Edexcel IAL - Statistics 1- 4.1 Scatter Diagrams and Linear Regression- Study notes - New syllabus
Edexcel IAL – Statistics 1- 4.1 Scatter Diagrams and Linear Regression -Study notes- New syllabus
Edexcel IAL – Statistics 1- 4.1 Scatter Diagrams and Linear Regression -Study notes -Edexcel A level Maths- per latest Syllabus.
Key Concepts:
- 4.1 Scatter Diagrams and Linear Regression
Scatter Diagrams
A scatter diagram (or scatter graph) is used to display the relationship between two variables. Each point on the diagram represents one pair of values \( (x, y) \).
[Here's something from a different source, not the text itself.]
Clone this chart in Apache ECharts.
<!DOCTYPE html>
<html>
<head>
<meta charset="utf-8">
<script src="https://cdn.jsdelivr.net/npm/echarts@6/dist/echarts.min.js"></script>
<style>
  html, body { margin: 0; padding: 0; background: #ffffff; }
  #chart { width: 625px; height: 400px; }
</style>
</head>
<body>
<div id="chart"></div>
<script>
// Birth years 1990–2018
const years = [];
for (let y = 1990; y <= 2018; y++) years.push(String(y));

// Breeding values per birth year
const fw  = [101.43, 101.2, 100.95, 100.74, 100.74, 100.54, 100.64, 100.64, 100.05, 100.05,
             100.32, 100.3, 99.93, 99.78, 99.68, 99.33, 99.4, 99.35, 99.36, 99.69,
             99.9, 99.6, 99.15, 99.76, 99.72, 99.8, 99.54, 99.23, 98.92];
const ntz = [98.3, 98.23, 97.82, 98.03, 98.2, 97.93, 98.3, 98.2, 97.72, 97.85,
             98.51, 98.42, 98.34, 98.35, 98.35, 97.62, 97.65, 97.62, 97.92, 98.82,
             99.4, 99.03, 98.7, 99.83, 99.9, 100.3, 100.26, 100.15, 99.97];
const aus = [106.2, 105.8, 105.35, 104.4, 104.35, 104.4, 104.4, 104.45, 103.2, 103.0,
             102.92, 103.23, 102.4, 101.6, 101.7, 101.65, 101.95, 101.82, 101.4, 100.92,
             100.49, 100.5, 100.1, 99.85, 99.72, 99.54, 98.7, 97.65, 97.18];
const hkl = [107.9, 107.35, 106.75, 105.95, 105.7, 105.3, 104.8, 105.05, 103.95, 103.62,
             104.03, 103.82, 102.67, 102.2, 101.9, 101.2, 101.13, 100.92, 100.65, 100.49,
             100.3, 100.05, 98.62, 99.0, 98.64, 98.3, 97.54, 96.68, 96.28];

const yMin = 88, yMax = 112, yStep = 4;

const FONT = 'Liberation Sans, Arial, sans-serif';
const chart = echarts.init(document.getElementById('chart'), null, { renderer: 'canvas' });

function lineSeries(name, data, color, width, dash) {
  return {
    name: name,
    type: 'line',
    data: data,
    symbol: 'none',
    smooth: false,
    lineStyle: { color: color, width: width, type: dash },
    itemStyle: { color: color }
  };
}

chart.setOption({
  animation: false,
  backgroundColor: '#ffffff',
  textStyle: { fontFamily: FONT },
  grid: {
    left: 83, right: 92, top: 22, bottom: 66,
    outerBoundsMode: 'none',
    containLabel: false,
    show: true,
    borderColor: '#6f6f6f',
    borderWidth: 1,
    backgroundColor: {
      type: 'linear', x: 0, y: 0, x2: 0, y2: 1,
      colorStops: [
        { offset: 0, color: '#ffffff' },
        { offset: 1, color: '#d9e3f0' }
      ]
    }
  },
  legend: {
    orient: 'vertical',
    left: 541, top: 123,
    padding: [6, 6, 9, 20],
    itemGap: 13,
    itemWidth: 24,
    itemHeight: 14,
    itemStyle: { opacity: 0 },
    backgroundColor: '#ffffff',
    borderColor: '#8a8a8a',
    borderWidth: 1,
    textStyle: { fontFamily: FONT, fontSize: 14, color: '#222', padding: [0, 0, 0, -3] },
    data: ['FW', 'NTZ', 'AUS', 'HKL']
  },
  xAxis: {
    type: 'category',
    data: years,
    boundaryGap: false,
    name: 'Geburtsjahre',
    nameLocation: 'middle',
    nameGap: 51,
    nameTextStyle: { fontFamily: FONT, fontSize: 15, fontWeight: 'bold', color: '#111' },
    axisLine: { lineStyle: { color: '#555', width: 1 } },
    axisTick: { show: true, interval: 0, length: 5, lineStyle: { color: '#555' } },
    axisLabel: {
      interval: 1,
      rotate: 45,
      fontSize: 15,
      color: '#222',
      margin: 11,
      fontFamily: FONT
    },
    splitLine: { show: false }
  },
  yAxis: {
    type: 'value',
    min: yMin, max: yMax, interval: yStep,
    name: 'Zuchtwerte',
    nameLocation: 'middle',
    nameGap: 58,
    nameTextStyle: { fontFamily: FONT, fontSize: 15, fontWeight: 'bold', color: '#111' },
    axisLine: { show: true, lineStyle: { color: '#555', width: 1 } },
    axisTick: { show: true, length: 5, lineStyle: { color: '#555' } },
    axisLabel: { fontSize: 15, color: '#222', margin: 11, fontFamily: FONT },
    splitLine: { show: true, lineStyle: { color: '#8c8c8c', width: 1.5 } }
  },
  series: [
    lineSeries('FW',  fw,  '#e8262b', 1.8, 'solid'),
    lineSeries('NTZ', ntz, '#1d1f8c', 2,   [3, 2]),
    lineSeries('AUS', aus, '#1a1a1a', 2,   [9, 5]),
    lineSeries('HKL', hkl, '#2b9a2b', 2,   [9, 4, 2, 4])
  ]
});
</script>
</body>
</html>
Scatter diagrams are mainly used to:
- Identify whether a relationship exists between two variables
- Describe the type and strength of correlation
- Support the drawing of a regression line
Correlation
Correlation describes the direction of the relationship between two variables.
| Type of Correlation | Description |
|---|---|
| Positive | As \( x \) increases, \( y \) tends to increase |
| Negative | As \( x \) increases, \( y \) tends to decrease |
| No correlation | No clear relationship |
Regression Line
A regression line is a straight line drawn on a scatter diagram to represent the general trend of the data.
In this syllabus:
- Students may be required to draw a regression line by eye
- The line should pass close to as many points as possible
- Roughly equal numbers of points should lie above and below the line
The regression line is often used for estimation, but only within the range of the given data.
Important Notes
- Correlation does not imply causation
- Extrapolation beyond the data range may be unreliable
Example :
A scatter diagram shows that as the number of hours studied increases, exam marks tend to increase. Describe the correlation.
▶️ Answer/Explanation
As one variable increases, the other also increases.
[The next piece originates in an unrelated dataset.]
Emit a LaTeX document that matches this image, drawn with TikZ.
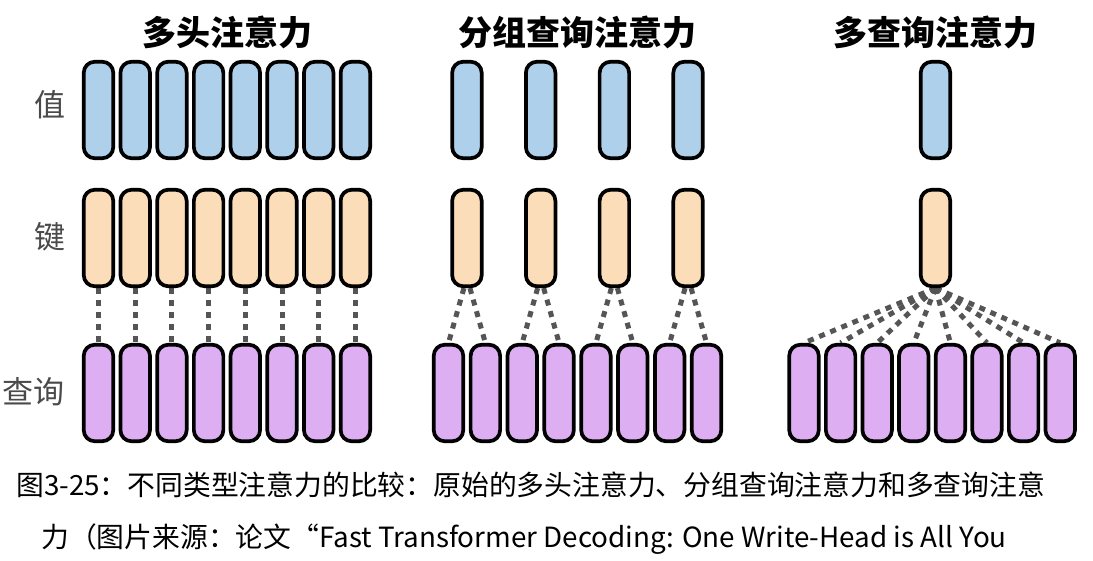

Conclusion: There is positive correlation.
Example :
Explain how a regression line should be drawn on a scatter diagram.
▶️ Answer/Explanation
Draw a straight line that follows the overall trend of the data
Ensure roughly equal numbers of points lie above and below the line
Conclusion: The line represents the best visual fit to the data.
Example :
A regression line drawn on a scatter diagram is used to estimate a value outside the range of the data. Comment on the reliability of this estimate.
▶️ Answer/Explanation
Estimating outside the data range involves extrapolation.
Conclusion: The estimate may be unreliable.
Linear Regression
Linear regression is used to model the relationship between two variables by fitting a straight line to a set of paired data. The line is chosen so that it represents the overall trend of the data as accurately as possible.
In this syllabus, the equation of the regression line is found using the method of least squares.
Equation of the Regression Line
The equation of the regression line of \( y \) on \( x \) is written as
\( y = a + bx \)
where:
\( b \) is the gradient
\( a \) is the intercept on the \( y \)-axis
Method of Least Squares
The least squares method chooses the line that minimises the sum of the squares of the vertical distances between the observed points and the regression line.
The gradient \( b \) and intercept \( a \) are given by
\( b = \dfrac{\sum (x – \bar{x})(y – \bar{y})}{\sum (x – \bar{x})^2} \)
\( a = \bar{y} – b\bar{x} \)
The regression line always passes through the point \( (\bar{x}, \bar{y}) \).
Use and Interpretation
- The regression line is used to estimate values of \( y \) for given values of \( x \)
- Estimates should only be made within the range of the observed data
- The equation does not imply a cause-and-effect relationship
Example :
The following summary statistics are calculated from a set of paired data:
\( \bar{x} = 4,\; \bar{y} = 10,\; \sum (x – \bar{x})^2 = 20,\; \sum (x – \bar{x})(y – \bar{y}) = 30 \)
Find the equation of the regression line of \( y \) on \( x \).
▶️ Answer/Explanation
Gradient:
\( b = \dfrac{30}{20} = 1.5 \)
Intercept:
\( a = 10 – 1.5 \times 4 = 4 \)
Conclusion: The regression line is \( y = 4 + 1.5x \).
Example :
A regression line has equation \( y = 2 + 0.8x \). Find the estimated value of \( y \) when \( x = 5 \), and comment on the use of this estimate.
▶️ Answer/Explanation
\( y = 2 + 0.8 \times 5 = 6 \)
The estimate is reasonable provided \( x = 5 \) lies within the range of the original data.
Conclusion: The estimated value is \( y = 6 \).
Example :
Explain why the regression line of \( y \) on \( x \) always passes through the point \( (\bar{x}, \bar{y}) \).
▶️ Answer/Explanation
The intercept is defined as
\( a = \bar{y} – b\bar{x} \)
Substituting \( x = \bar{x} \) into the regression equation gives
\( y = \bar{y} \)
Conclusion: The regression line always passes through \( (\bar{x}, \bar{y}) \).